Le Conseil d’État a interrogé le 14 juin la Cour de Justice de l’Union Européenne (CJUE) sur la portée de l’arrêt Steria au sujet d’une réclamation effectuée en 2014 par deux sociétés françaises qui demandent le remboursement de l’impôt qu’elles ont supporté sur la quote part de frais et charges (QPFC) de 5% appliquée aux dividendes distribués par leurs filiales européennes. Notre équipe fiscale fait le point sur le sujet et l’impact attendu de la décision de la CJUE.
Par un renvoi préjudiciel du 14 juin 2022, le Conseil d’État (8ème et 3ème ch., 454107) a interrogé la Cour de Justice de l’Union Européenne (CJUE) sur la portée de l’arrêt Steria au sujet d’une réclamation effectuée en 2014 par deux sociétés françaises (Bricolage Investissement France et Manitou BF) qui demandent le remboursement de l’impôt qu’elles ont supporté sur la quote part de frais et charges (QPFC) de 5% appliquée aux dividendes distribués par leurs filiales européennes.
Ces deux sociétés françaises n’avaient pas opté, par choix pour l’intégration fiscale – alors même qu’elles remplissaient les conditions pour se constituer tête de groupe – et ont perçu des dividendes provenant de filiales européennes qui auraient pu être intégrées si elles avaient été situées en France.
Le régime antérieur à 2016, prévoyait que la QPFC de 5% relative aux distributions de dividendes intra-groupe était neutralisée pour la détermination du résultat taxable du groupe d’intégration fiscale.
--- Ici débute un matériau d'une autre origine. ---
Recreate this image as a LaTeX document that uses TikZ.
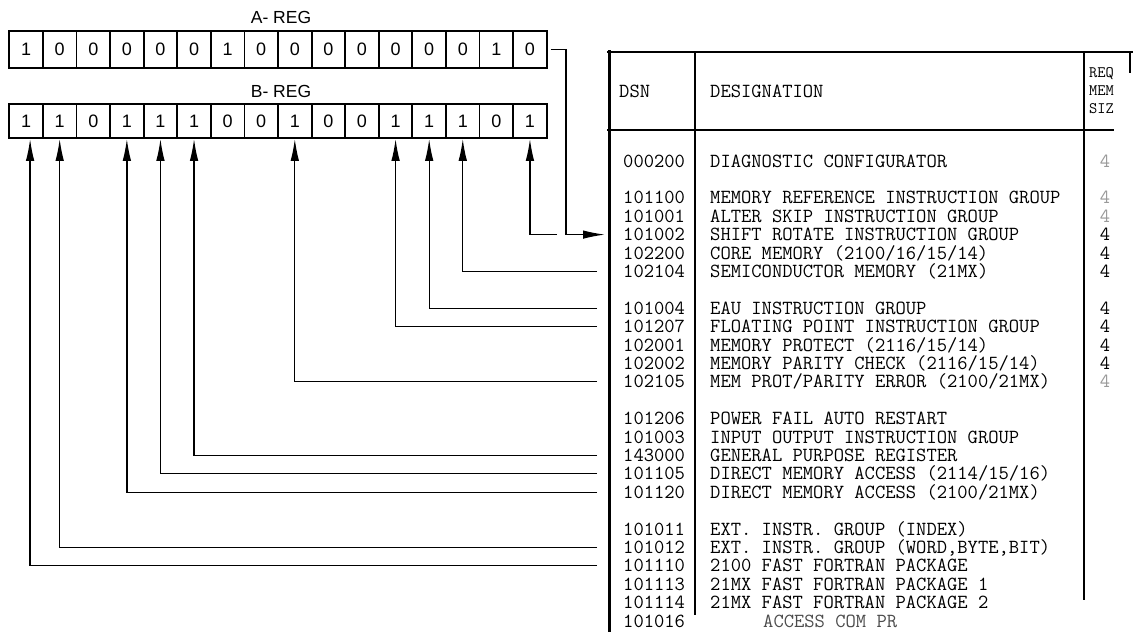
\documentclass[tikz,border=0pt]{standalone}
\usepackage{fontspec}
\usepackage{tikz}
\usetikzlibrary{arrows.meta}
\newfontfamily\regfont{Liberation Sans}
\tikzset{
  cell/.style={draw,line width=1.8pt,minimum width=33.6pt,inner sep=0pt,font=\regfont\fontsize{18}{18}\selectfont},
  acell/.style={cell,minimum height=37pt},
  bcell/.style={cell,minimum height=34pt},
  reglbl/.style={inner sep=0pt,font=\regfont\fontsize{17.5}{17.5}\selectfont},
  dsn/.style={anchor=base west,inner sep=0pt,font=\ttfamily\fontsize{20}{20}\selectfont},
  desg/.style={dsn},
  hdr/.style={dsn,font=\ttfamily\fontsize{16}{16}\selectfont},
  siz/.style={anchor=base,inner sep=0pt,font=\ttfamily\fontsize{20}{20}\selectfont},
  faded/.style={siz,text=black!40},
  rule/.style={line width=1.8pt},
  ar/.style={-{Latex[length=22pt,width=8.5pt]},line width=1.3pt},
}
\begin{document}
\begin{tikzpicture}[x=1pt,y=-1pt]
  \useasboundingbox[fill=white] (0,0) rectangle (1133,632);
  \node[reglbl] (alab) at (281,17) {A- REG};
  \node[reglbl] (blab) at (281,91) {B- REG};
  \foreach \v [count=\i from 0] in {1,0,0,0,0,0,1,0,0,0,0,0,0,0,1,0}
    \node[acell] (a\i) at ({26.1+33.59*\i},49.5) {\v};
  \foreach \v [count=\i from 0] in {1,1,0,1,1,1,0,0,1,0,0,1,1,1,0,1}
    \node[bcell] (b\i) at ({26.1+33.59*\i},121) {\v};
  % table frame
  \draw[line width=3pt] (609,50) -- (609,632);
  \draw[rule] (607,52) -- (1133,52);
  \draw[rule] (607,130) -- (1114,130);
  \draw[rule] (695,52) -- (695,615);
  \draw[rule] (1084,52) -- (1084,600);
  \draw[rule] (1130,52) -- (1130,73);
  \node[dsn] (hdsn) at (619,97) {DSN};
  \node[dsn] (hdes) at (710,97) {DESIGNATION};
  \node[hdr] (hreq) at (1089,77) {REQ};
  \node[hdr] (hmem) at (1089,95) {MEM};
  \node[hdr] (hsiz) at (1089,113) {SIZ};
  \foreach \r/\d/\t in {0/000200/{DIAGNOSTIC CONFIGURATOR},
      2/101100/{MEMORY REFERENCE INSTRUCTION GROUP},3/101001/{ALTER SKIP INSTRUCTION GROUP},
      4/101002/{SHIFT ROTATE INSTRUCTION GROUP},5/102200/{CORE MEMORY (2100/16/15/14)},
      6/102104/{SEMICONDUCTOR MEMORY (21MX)},
      8/101004/{EAU INSTRUCTION GROUP},9/101207/{FLOATING POINT INSTRUCTION GROUP},
      10/102001/{MEMORY PROTECT (2116/15/14)},11/102002/{MEMORY PARITY CHECK (2116/15/14)},
      12/102105/{MEM PROT/PARITY ERROR (2100/21MX)},
      14/101206/{POWER FAIL AUTO RESTART},15/101003/{INPUT OUTPUT INSTRUCTION GROUP},
      16/143000/{GENERAL PURPOSE REGISTER},17/101105/{DIRECT MEMORY ACCESS (2114/15/16)},
      18/101120/{DIRECT MEMORY ACCESS (2100/21MX)},
      20/101011/{EXT. INSTR. GROUP (INDEX)},21/101012/{EXT. INSTR. GROUP (WORD,BYTE,BIT)},
      22/101110/{2100 FAST FORTRAN PACKAGE},23/101113/{21MX FAST FORTRAN PACKAGE 1},
      24/101114/{21MX FAST FORTRAN PACKAGE 2}}{
    \pgfmathsetmacro\yy{161+18.4*\r}
    \node[dsn] (dsn\r) at (623,\yy+6) {\d};
    \node[desg] (des\r) at (710,\yy+6) {\t};
  }
  \node[dsn] (dsn25) at (623,627) {101016};
  \node[desg,text=black!70] (des25) at (763,627) {ACCESS COM PR};
  \foreach \r in {4,5,6,8,9,10,11}
    \node[siz] (siz\r) at (1105,{161+18.4*\r+6}) {4};
  \foreach \r in {0,2,3,12}
    \node[faded] (siz\r) at (1105,{161+18.4*\r+6}) {4};
  % bit lines
  \foreach \c/\r/\s in {13/6/0,12/8/0,11/9/0,8/12/0,5/16/0,4/17/0,3/18/0,1/21/0,0/22/4}{
    \coordinate (in\r) at (597,{161+18.4*\r});
    \draw[ar] (in\r) -| ([xshift=\s pt]b\c.south);
  }
  \coordinate (abend) at (566,49.5);
  \coordinate (in4) at (605,234.6);
  \coordinate (bjoin) at (557,234.6);
  \draw[ar] ([xshift=3pt]a15.east) -- (abend) |- (in4);
  \draw[ar] (bjoin) -| (b15.south);
\end{tikzpicture}
\end{document}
En revanche, ce dispositif ne s’appliquait pas aux dividendes provenant des filiales implantées dans d’autres États membres. Par une décision rendue le 2 septembre 2015 (CJUE, 2e ch., 2 sept. 2015, aff. C-386/14, Groupe Steria SCA, dit « arrêt Steria »), la CJUE a jugé que le régime français d’intégration fiscale, qui traitait différemment les dividendes provenant de source française et ceux de source européenne, était contraire avec la liberté d’établissement prévue à l’article 49 du TFUE.
Par conséquent, l’article 40 de la loi de finances rectificative pour 2015 a instauré, à compter du 1er janvier 2016, un taux réduit de 1% pour les distributions de dividendes intra-groupes ainsi que pour les dividendes versés par les filiales « intégrables » implantées dans d’autres États membres. En contrepartie, les distributions de produits intra-groupes ne sont plus neutralisées. L’article 32 de la loi de finances pour 2019 a également étendu l’application de la QPFC au taux de 1% aux produits perçus par une société non membre d’un groupe intégré à raison d’une participation dans une filiale établie dans l’Union Européenne sous réserve que ces deux sociétés auraient pu appartenir à un groupe d’intégration si la filiale étrangère avait été établie en France. Toutefois, il est prévu que ce taux réduit ne s’applique pas si la non appartenance de la société française à un groupe résulte d’un choix.
La Cour administrative d’appel de Versailles (Bricolage Investissement France, 19 octobre 2021, 19VE04061, et Manitou BF, 27 mai 2021, 18VE02710) a jugé, en s’appuyant sur la décision Steria, que les sociétés mères intégrées et celles non intégrées sont dans une même situation. Ainsi, la QPFC de 5% n’est pas applicable même lorsque la société mère n’est pas intégrée.
Il est donc demandé à la CJUE de trancher la question de savoir si la jurisprudence Steria s’applique également aux sociétés mères françaises qui n’ont pas opté, par choix, pour la constitution en France d’un groupe d’intégration.
La décision de la CJUE aura inéluctablement un impact sur la législation française actuelle qui prévoit que la QPFC au taux de 1% n’est pas applicable aux dividendes versés par des sociétés européennes à des sociétés françaises lorsque les sociétés françaises ne sont pas membres d’un groupe d’intégration par choix alors que, objectivement, toutes les conditions étaient remplies pour être intégrées.